As you will see, the First Nations of Victoria vary immensely, by country, language, beliefs and, currently, by their relations in modern politics, law and cultural practice. One treaty will not suit all. At the moment the federal government and Treaty Interim Working Group are consulting First Nations on a treaty model which is to be established in the coming years. With this model each Nation can focus on local cultural practices and forms of empowerment while facing social issues which afflict the area. Currently, each nation has a different relationship to local governments, and both can benefit from strong relationships and mutual understanding. A treaty model will empower those who do not yet have voice over actions which reflect the rich history or their own lives. For many, Treaty/ies will reaffirm the rights and significance of First Nations Peoples.
Part of the barrier for First Peoples establishing their basic rights in Australia is a public lack of eductaion, both about First Peoples and the Treaty process. The purpose of this campaign is to help more people understand the importance of Treaties and the complexity of getting it right.
-Treaty by Yothu Yindi (1991)
What characteristics should treaties and other similar long-term arrangements have?
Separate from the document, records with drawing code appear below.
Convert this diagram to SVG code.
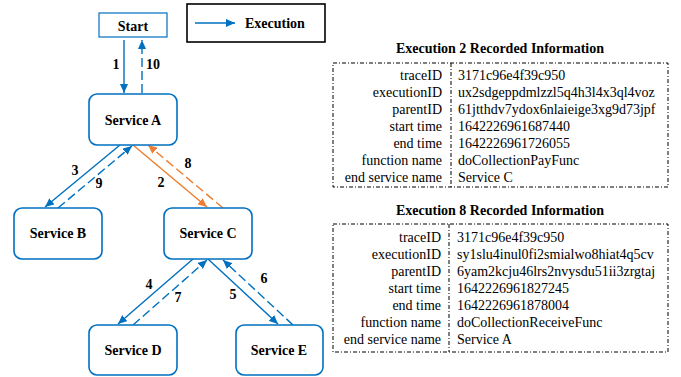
<svg xmlns="http://www.w3.org/2000/svg" width="681" height="377" viewBox="0 0 681 377">
<style>
.box{fill:#fff;stroke:#0070C0;stroke-width:1.6}
.lbl{font-family:"Liberation Serif","Times New Roman",serif;font-weight:bold;font-size:14px;fill:#000;text-anchor:middle}
.b{stroke:#0070C0;stroke-width:1.4;fill:none}
.o{stroke:#ED7D31;stroke-width:1.4;fill:none}
.d{stroke-dasharray:9 4}
.tbl{fill:none;stroke:#000;stroke-width:1;stroke-dasharray:4 2 1 2}
.k{font-family:"Liberation Serif","Times New Roman",serif;font-size:14px;fill:#000;text-anchor:end}
.v{font-family:"Liberation Serif","Times New Roman",serif;font-size:14px;fill:#000}
</style>
<defs>
<marker id="ab" markerUnits="userSpaceOnUse" markerWidth="10" markerHeight="8" refX="9" refY="4" orient="auto"><path d="M0,0 L9,4 L0,8 Z" fill="#0070C0"/></marker>
<marker id="ao" markerUnits="userSpaceOnUse" markerWidth="10" markerHeight="8" refX="9" refY="4" orient="auto"><path d="M0,0 L9,4 L0,8 Z" fill="#ED7D31"/></marker>
</defs>
<g id="legend">
<rect x="187" y="4" width="138" height="38" fill="#fff" stroke="#000" stroke-width="1.6"/>
<line x1="195" y1="23" x2="235" y2="23" class="b" marker-end="url(#ab)"/>
<text x="245" y="28" class="lbl" style="text-anchor:start">Execution</text>
</g>
<g id="connectors">
<line x1="124" y1="40" x2="124" y2="93" class="b" marker-end="url(#ab)"/>
<line x1="142" y1="93" x2="142" y2="40" class="b d" marker-end="url(#ab)"/>
<line x1="120" y1="145" x2="45" y2="207" class="b" marker-end="url(#ab)"/>
<line x1="58" y1="208" x2="132" y2="146" class="b d" marker-end="url(#ab)"/>
<line x1="133" y1="145" x2="207" y2="207" class="o" marker-end="url(#ao)"/>
<line x1="223" y1="208" x2="148" y2="145" class="o d" marker-end="url(#ao)"/>
<line x1="193" y1="259" x2="118" y2="324" class="b" marker-end="url(#ab)"/>
<line x1="133" y1="325" x2="207" y2="260" class="b d" marker-end="url(#ab)"/>
<line x1="208" y1="259" x2="278" y2="324" class="b" marker-end="url(#ab)"/>
<line x1="293" y1="325" x2="223" y2="260" class="b d" marker-end="url(#ab)"/>
<text x="116" y="69" class="lbl">1</text>
<text x="153" y="69" class="lbl">10</text>
<text x="75" y="175" class="lbl">3</text>
<text x="99" y="188" class="lbl">9</text>
<text x="161" y="187" class="lbl">2</text>
<text x="188" y="168" class="lbl">8</text>
<text x="149" y="289" class="lbl">4</text>
<text x="178" y="302" class="lbl">7</text>
<text x="233" y="299" class="lbl">5</text>
<text x="264" y="283" class="lbl">6</text>
</g>
<g id="start"><rect x="99" y="13" width="68" height="24" fill="#fff" stroke="#0070C0" stroke-width="1.2"/><text x="133" y="31" class="lbl">Start</text></g>
<g id="serviceA"><rect x="89" y="94" width="88" height="51" rx="8" class="box"/><text x="133" y="125" class="lbl">Service A</text></g>
<g id="serviceB"><rect x="14" y="208" width="88" height="51" rx="8" class="box"/><text x="58" y="238" class="lbl">Service B</text></g>
<g id="serviceC"><rect x="164" y="208" width="88" height="51" rx="8" class="box"/><text x="208" y="238" class="lbl">Service C</text></g>
<g id="serviceD"><rect x="89" y="325" width="88" height="50" rx="8" class="box"/><text x="133" y="355" class="lbl">Service D</text></g>
<g id="serviceE"><rect x="236" y="325" width="87" height="50" rx="8" class="box"/><text x="279" y="355" class="lbl">Service E</text></g>
<g id="table2">
<text x="500" y="53" class="lbl">Execution 2 Recorded Information</text>
<rect x="333" y="63" width="335" height="124" class="tbl"/>
<line x1="451" y1="63" x2="451" y2="187" class="tbl"/>
<text x="442" y="80" class="k">traceID</text><text x="458" y="80" class="v">3171c96e4f39c950</text>
<text x="442" y="97" class="k">executionID</text><text x="458" y="97" class="v">ux2sdgeppdmlzzl5q4h3l4x3ql4voz</text>
<text x="442" y="114" class="k">parentID</text><text x="458" y="114" class="v">61jtthdv7ydox6nlaieige3xg9d73jpf</text>
<text x="442" y="131" class="k">start time</text><text x="458" y="131" class="v">1642226961687440</text>
<text x="442" y="148" class="k">end time</text><text x="458" y="148" class="v">1642226961726055</text>
<text x="442" y="165" class="k">function name</text><text x="458" y="165" class="v">doCollectionPayFunc</text>
<text x="442" y="182" class="k">end service name</text><text x="458" y="182" class="v">Service C</text>
</g>
<g id="table8">
<text x="500" y="215" class="lbl">Execution 8 Recorded Information</text>
<rect x="333" y="224" width="335" height="128" class="tbl"/>
<line x1="449" y1="224" x2="449" y2="352" class="tbl"/>
<text x="441" y="242" class="k">traceID</text><text x="457" y="242" class="v">3171c96e4f39c950</text>
<text x="441" y="259" class="k">executionID</text><text x="457" y="259" class="v">sy1slu4inul0fi2smialwo8hiat4q5cv</text>
<text x="441" y="276" class="k">parentID</text><text x="457" y="276" class="v">6yam2kcju46lrs2nvysdu51ii3zrgtaj</text>
<text x="441" y="293" class="k">start time</text><text x="457" y="293" class="v">1642226961827245</text>
<text x="441" y="310" class="k">end time</text><text x="457" y="310" class="v">1642226961878004</text>
<text x="441" y="327" class="k">function name</text><text x="457" y="327" class="v">doCollectionReceiveFunc</text>
<text x="441" y="344" class="k">end service name</text><text x="457" y="344" class="v">Service A</text>
</g>
</svg>
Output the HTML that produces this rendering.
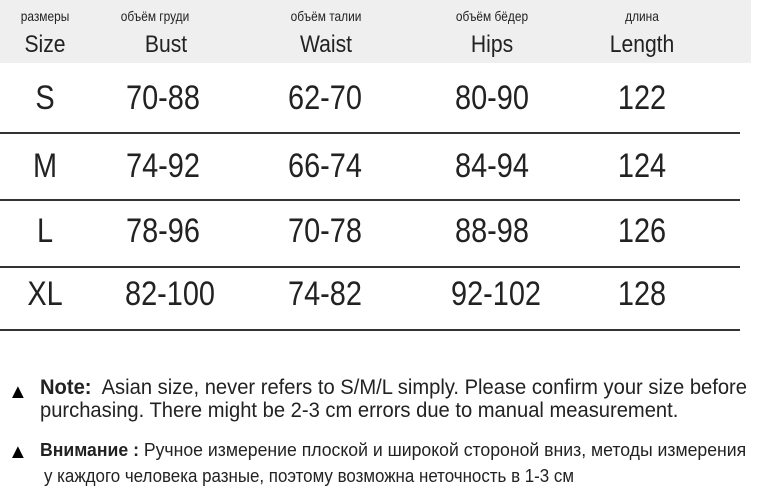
<!DOCTYPE html>
<html><head><meta charset="utf-8"><style>
body{margin:0;width:774px;height:497px;background:#fff;position:relative;overflow:hidden;font-family:"Liberation Sans",sans-serif;color:#222}
.a{position:absolute;white-space:nowrap;transform:translateX(-50%) scaleX(0.85)}
.l{position:absolute;white-space:nowrap;transform-origin:left top}
.hr{position:absolute;left:0;width:740px;height:2px;background:#333}
.ru{font-size:14px;top:8px}
.en{font-size:24px;top:31px}
.en.a{transform:translateX(-50%) scaleX(0.88)}
.d{font-size:34px}
</style></head><body>
<div style="position:absolute;left:0;top:0;width:751px;height:63px;background:#efefef"></div>
<div class="a ru" style="left:45px">размеры</div>
<div class="a ru" style="left:155px">объём груди</div>
<div class="a ru" style="left:326px">объём талии</div>
<div class="a ru" style="left:492px">объём бёдер</div>
<div class="a ru" style="left:642px">длина</div>
<div class="a en" style="left:45px">Size</div>
<div class="a en" style="left:166px">Bust</div>
<div class="a en" style="left:326px">Waist</div>
<div class="a en" style="left:492px">Hips</div>
<div class="a en" style="left:642px">Length</div>

<div class="a d" style="left:45px;top:79px">S</div>
<div class="a d" style="left:163px;top:79px">70-88</div>
<div class="a d" style="left:325px;top:79px">62-70</div>
<div class="a d" style="left:492px;top:79px">80-90</div>
<div class="a d" style="left:642px;top:79px">122</div>
<div class="hr" style="top:132px"></div>
<div class="a d" style="left:45px;top:147px">M</div>
<div class="a d" style="left:163px;top:147px">74-92</div>
<div class="a d" style="left:325px;top:147px">66-74</div>
<div class="a d" style="left:492px;top:147px">84-94</div>
<div class="a d" style="left:642px;top:147px">124</div>
<div class="hr" style="top:199px"></div>
<div class="a d" style="left:45px;top:212px">L</div>
<div class="a d" style="left:163px;top:212px">78-96</div>
<div class="a d" style="left:325px;top:212px">70-78</div>
<div class="a d" style="left:492px;top:212px">88-98</div>
<div class="a d" style="left:642px;top:212px">126</div>
<div class="hr" style="top:266px"></div>
<div class="a d" style="left:45px;top:275px">XL</div>
<div class="a d" style="left:170px;top:275px">82-100</div>
<div class="a d" style="left:325px;top:275px">74-82</div>
<div class="a d" style="left:496px;top:275px">92-102</div>
<div class="a d" style="left:642px;top:275px">128</div>
<div class="hr" style="top:329px"></div>

<div class="l" style="left:8px;top:381px;font-size:20px;color:#000">▲</div>
<div class="l" style="left:40px;top:376px;font-size:21px;transform:scaleX(0.96)"><b>Note:</b>&nbsp; Asian size, never refers to S/M/L simply. Please confirm your size before</div>
<div class="l" style="left:40px;top:399px;font-size:21px;transform:scaleX(0.96)">purchasing. There might be 2-3 cm errors due to manual measurement.</div>
<div class="l" style="left:8px;top:441px;font-size:20px;color:#000">▲</div>
<div class="l" style="left:40px;top:440px;font-size:18px;transform:scaleX(0.98)"><b>Внимание :</b> Ручное измерение плоской и широкой стороной вниз, методы измерения</div>
<div class="l" style="left:44px;top:466px;font-size:18px;transform:scaleX(0.94)">у каждого человека разные, поэтому возможна неточность в 1-3 см</div>
</body></html>
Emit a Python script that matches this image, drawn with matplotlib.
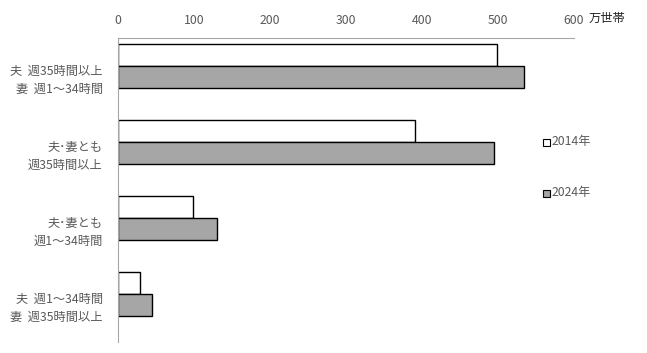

These are common factors found in successful Treaties:
o Based on free, prior and informed consent
o Negotiated between appropriate parties
o A binding long-term commitment
o A status outside the control of particular governments, supported by law
o Being properly resourced and monitored
o Having a capacity for review and extension through agreed processes
o Ensuring peoples' autonomy over decisions which affect them
Throughout the website we have referred to all Aboriginal and Torres Strait Islander Peoples living in Victoria as Aboriginal Victorians.